Requirement: Leave out all pictures. Return exactly the lines from the top of the material through the line containing "13.3, 12.7, 12.8]".

Raw data:
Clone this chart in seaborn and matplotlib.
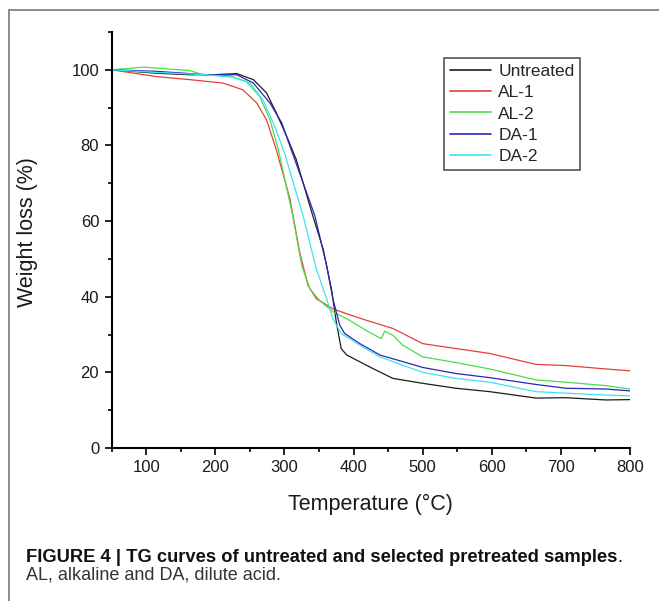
import seaborn as sns
import matplotlib.pyplot as plt
import matplotlib.patches as mpatches
import pandas as pd

# TG curves: temperature (°C) and weight (%)
untreated_t = [50, 115, 163, 197, 231, 255, 274, 288, 303, 317, 341, 356, 368, 375, 382, 390, 428, 457, 500, 548, 597, 664, 707, 765, 800]
untreated_w = [100, 99.1, 98.7, 98.7, 99.0, 97.4, 93.9, 88.7, 82.5, 76.3, 61.4, 52.6, 42.0, 33.3, 26.3, 24.6, 21.0, 18.4, 17.1, 15.8, 14.9, 13.2, 13.3, 12.7, 12.8]

al1_t = [50, 115, 163, 211, 240, 260, 274, 288, 308, 322, 334, 346, 370, 390, 418, 457, 500, 548, 597, 664, 707, 765, 800]
al1_w = [100, 98.2, 97.4, 96.5, 94.7, 91.2, 86.8, 79.0, 65.8, 51.8, 43.0, 39.5, 36.8, 35.5, 33.8, 31.6, 27.6, 26.3, 25.0, 22.1, 21.8, 20.9, 20.4]

al2_t = [50, 96, 163, 182, 221, 245, 264, 279, 291, 312, 325, 337, 351, 370, 390, 418, 440, 445, 457, 471, 500, 548, 597, 664, 707, 765, 800]
al2_w = [100, 100.7, 99.8, 98.7, 98.4, 96.9, 93.0, 86.8, 79.0, 61.4, 48.2, 42.0, 39.0, 36.0, 34.2, 31.1, 28.9, 30.9, 29.8, 27.2, 24.1, 22.6, 20.9, 18.0, 17.4, 16.5, 15.6]

da1_t = [50, 115, 187, 231, 255, 279, 296, 308, 344, 361, 370, 380, 387, 409, 438, 500, 548, 597, 664, 707, 765, 800]
da1_w = [100, 99.6, 98.7, 98.7, 96.5, 91.2, 86.0, 79.8, 61.4, 48.2, 39.5, 32.5, 30.3, 27.6, 24.6, 21.3, 19.7, 18.6, 16.8, 15.8, 15.6, 15.1]

da2_t = [50, 115, 187, 226, 250, 269, 286, 300, 327, 346, 361, 370, 382, 409, 438, 500, 548, 597, 664, 707, 765, 800]
da2_w = [100, 99.3, 98.7, 98.0, 96.5, 92.0, 85.0, 78.0, 61.4, 47.4, 39.5, 34.2, 30.3, 27.2, 24.1, 20.0, 18.4, 17.4, 14.9, 14.5, 14.0, 13.8]

names = ["Untreated", "AL-1", "AL-2", "DA-1", "DA-2"]
colores = ["#1c1c1c", "#e4403c", "#4ddc4d", "#2828b4", "#3ee4ec"]

frames = []
for nombre, t, w in zip(names, [untreated_t, al1_t, al2_t, da1_t, da2_t],
                        [untreated_w, al1_w, al2_w, da1_w, da2_w]):
    frames.append(pd.DataFrame({"Temperature": t, "Weight": w, "Sample": nombre}))
datos = pd.concat(frames, ignore_index=True)

sns.set_theme(style="ticks")
plt.rcParams["font.family"] = ["Liberation Sans", "DejaVu Sans"]

fig = plt.figure(figsize=(6.59, 6.01), dpi=100)
ax = fig.add_axes([111.7 / 659, 1 - 448 / 601, (630 - 111.7) / 659, (448 - 32) / 601])

sns.lineplot(data=datos, x="Temperature", y="Weight", hue="Sample", hue_order=names,
             palette=colores, linewidth=0.9, sort=False, estimator=None, ax=ax)

ax.set_xlim(50, 800)
ax.set_ylim(0, 110)
ax.set_xticks(range(100, 801, 100))
ax.set_xticks(range(50, 801, 50), minor=True)
ax.set_yticks(range(0, 101, 20))
ax.set_yticks(range(10, 111, 20), minor=True)
sns.despine(ax=ax)
for s in ["left", "bottom"]:
    ax.spines[s].set_linewidth(1.5)
    ax.spines[s].set_color("black")
ax.tick_params(which="major", length=5, width=1.2, labelsize=12, pad=4, color="black", labelcolor="#1a1a1a")
ax.tick_params(which="minor", length=3, width=1.2, color="black")
ax.set_xlabel("Temperature (°C)", fontsize=15.5, color="#1a1a1a", labelpad=13)
ax.set_ylabel("Weight loss (%)", fontsize=15.5, color="#1a1a1a")
ax.yaxis.set_label_coords(-0.142, 0.52)

leg = ax.legend(loc="upper left", bbox_to_anchor=(444 / 659, 1 - 58 / 601),
                bbox_transform=fig.transFigure, fontsize=12.5, frameon=True,
                fancybox=False, framealpha=1, edgecolor="#555555",
                handlelength=2.4, handletextpad=0.4, labelspacing=0.36,
                borderpad=0.32, borderaxespad=0)
leg.get_frame().set_linewidth(1.2)
for linea in leg.get_lines():
    linea.set_linewidth(1.2)

# marco de la figura y pie
fig.patches.append(mpatches.Rectangle((9 / 659, -0.1), 1.2, 1 - 10 / 601 + 0.1,
                                      transform=fig.transFigure, fill=False,
                                      edgecolor="#777777", linewidth=1.2))
t1 = fig.text(26 / 659, 1 - 557 / 601, "FIGURE 4 | TG curves of untreated and selected pretreated samples",
              fontsize=13.2, fontweight="bold", va="center", ha="left", color="#111111")
fig.canvas.draw()
bb = t1.get_window_extent()
fig.text(bb.x1 / 659, 1 - 557 / 601, ".", fontsize=13.2, va="center", ha="left", color="#111111")
fig.text(26 / 659, 1 - 575 / 601, "AL, alkaline and DA, dilute acid.", fontsize=13,
         va="center", ha="left", color="#333333")

fig.savefig("out.png", dpi=100)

Exercise answer:
Clone this chart in seaborn and matplotlib.
import seaborn as sns
import matplotlib.pyplot as plt
import matplotlib.patches as mpatches
import pandas as pd

# TG curves: temperature (°C) and weight (%)
untreated_t = [50, 115, 163, 197, 231, 255, 274, 288, 303, 317, 341, 356, 368, 375, 382, 390, 428, 457, 500, 548, 597, 664, 707, 765, 800]
untreated_w = [100, 99.1, 98.7, 98.7, 99.0, 97.4, 93.9, 88.7, 82.5, 76.3, 61.4, 52.6, 42.0, 33.3, 26.3, 24.6, 21.0, 18.4, 17.1, 15.8, 14.9, 13.2, 13.3, 12.7, 12.8]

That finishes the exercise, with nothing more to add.